Three days ago, on June 20, the world commemorated World Refugee Day. -that is people who have to leave their homes due to war or violence. Their fears are generally based on fears arising from race, religion, nationality, political opinion or membership in particular social groups. In most cases, they cannot return to their home or fear
The United Nations High Commissioner for Refugees (UNHCR) points out that around two-thirds of all refugees world wide - other than the Palestinian refugees - come from just five countries namely Syria, Afghanistan, South Sudan, Myanmar and Somalia.
Palestinians, numbering more than 5.6 million are registered with the United Nations Relief and Works Agency (UNRWA) as refugees, forming probably the largest single body of refugees worldwide. Of this number, more than 1.5 million live in UNRWA run camps. The agency adds, the term “Palestine refugee” however, does not include internally displaced Palestinians.
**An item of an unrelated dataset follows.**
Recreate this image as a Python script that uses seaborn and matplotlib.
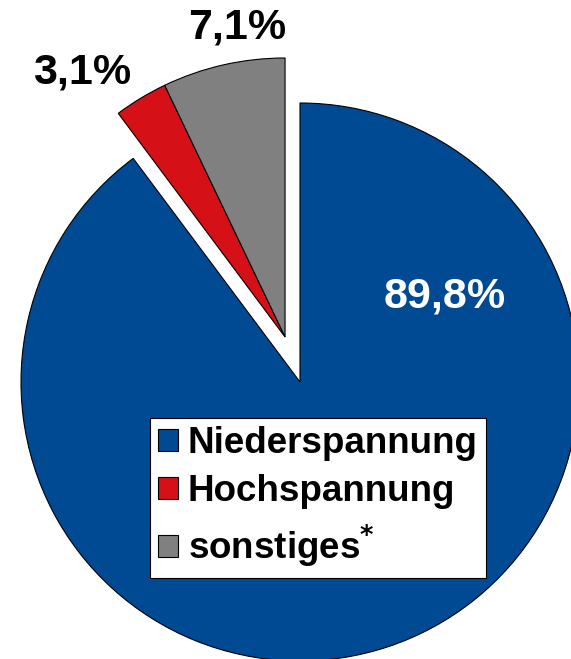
import numpy as np
import matplotlib.pyplot as plt
import seaborn as sns
from matplotlib.patches import Patch

# --- Data ---
categories = ['Niederspannung', 'Hochspannung', 'sonstiges']
shares = [89.8, 3.1, 7.1]
value_labels = ['89,8%', '3,1%', '7,1%']
legend_labels = ['Niederspannung', 'Hochspannung', r'sonstiges$^{\mathbf{*}}$']
colors = ['#004A94', '#D51016', '#808080']

sns.set_theme(style='white')
plt.rcParams['font.family'] = ['Liberation Sans', 'DejaVu Sans']
plt.rcParams['text.color'] = 'black'

fig = plt.figure(figsize=(5.71, 6.59), dpi=100)
ax = fig.add_axes([0, 0, 1, 1])

# pie centre sits at pixel (300, 382), radius 279 px
wedges, _ = ax.pie(shares, colors=colors, startangle=90, counterclock=False,
                   wedgeprops=dict(edgecolor='black', linewidth=0.8))

# pull the two small slices out together, along their common bisector
th_lo = min(w.theta1 for w in wedges[1:])
th_hi = max(w.theta2 for w in wedges[1:])
mid = np.deg2rad((th_lo + th_hi) / 2)
for w in wedges[1:]:
    w.set_center((0.17 * np.cos(mid), 0.17 * np.sin(mid)))

ax.set_xlim(-300 / 279, 271 / 279)
ax.set_ylim(-277 / 279, 382 / 279)
ax.set_aspect('auto')
ax.axis('off')

# percentage labels
label_pos = [(0.52, 0.305), (-0.781, 1.111), (-0.226, 1.269)]
label_col = ['white', 'black', 'black']
for txt, (x, y), c in zip(value_labels, label_pos, label_col):
    ax.text(x, y, txt, ha='center', va='center', fontsize=31,
            fontweight='bold', color=c)

handles = [Patch(facecolor=c, edgecolor='black', linewidth=0.8) for c in colors]
leg = fig.legend(handles, legend_labels, loc='upper left',
                 bbox_to_anchor=(150 / 571, 1 - 418 / 659),
                 prop=dict(size=26.5, weight='bold'),
                 handlelength=0.55, handleheight=0.55, handletextpad=0.25,
                 labelspacing=0.36, borderpad=0.22, borderaxespad=0,
                 frameon=True, fancybox=False, framealpha=1)
leg.get_frame().set_edgecolor('black')
leg.get_frame().set_linewidth(0.8)
for t in leg.get_texts():
    t.set_color('black')

plt.savefig('out.png', dpi=100)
Outside of Palestine, another over eighty two million plus unfortunate persons have been forced to abandon their livlihood, families and flee their countries of origin.
More than two thirds of all refugees under UNHCR’s mandate come from just five countries, namely the Syrian Arab Republic 6.7 million, Venezuela 4.0 million; Afghanistan 2.6 million; South Sudan 2.2 million and Myanmar 1.1 million.
Of this number at end 2020, an estimated 35 million (42%) of the 82.4 million forcibly displaced people were children below 18 years of age.
Between 2018 and 2020, an average of between 290,000 and 340,000 children were born into a refugee life per year.
Millions of people are forced to move from their homes every year to keep safe from war, persecution or natural disasters. According to United Nations (UN), every minute around 25 people have to leave everything in search of better and safer life.
In our own country, the word ‘refugee’ still sends shivers down the spines of many of our citizens. During the course of the ethnic conflict (1983 - 2009), more than 84,000 Tamils fled to neighbouring India. In addition, hundreds of thousands sought refuge in Europe and North America, becoming one of the western world’s largest groups of asylum seekers.
The conflict also displaced 800,000 Sri Lankan Tamils. Worse the insurgent group claiming to be ‘sole representatives of the Tamil people’-the Liberation Tigers of Tamil; Eelam (LTTE)- ethnically cleansed areas in the so-called Tamil Eelam occupied by members of both the Sinhala and Muslim communities. They were also reasons for the displacement of thousands of Sinhalese families living on lands bordering areas of the north and east of the country.
However, rather unfortunately, after the defeat of terrorism in the country, a few bigoted members of our society began attacking refugees temporarily housed by the UN in our country. Even sadder was the fact that attacking mobs were led by members of the clergy of a particular religious community.
This single act makes it all the more important to help create global awareness on the conditions and problems that refugees face in their lives. It also helps us understand the importance of the UN declared World Refugee Day.
It must also be stressed that though countries in the West and the US look askance at less developed countries, it is in fact the developing nations/countries who host 86% of the world’s refugees. History also shows it is the actions of the developed countries which have forced large sections of people to flee their lands.
One of the prime examples of this is the US adventure in Afghanistan. To date its military forage has forced over 2.6 million Afghans to flee their country. And despite the death, destruction and havoc, its indiscriminate bombing of civilian targets in that country caused, the US is still dilly dallying leaving that unfortunate region of the world.
The excuse, its concern for the Afghan population!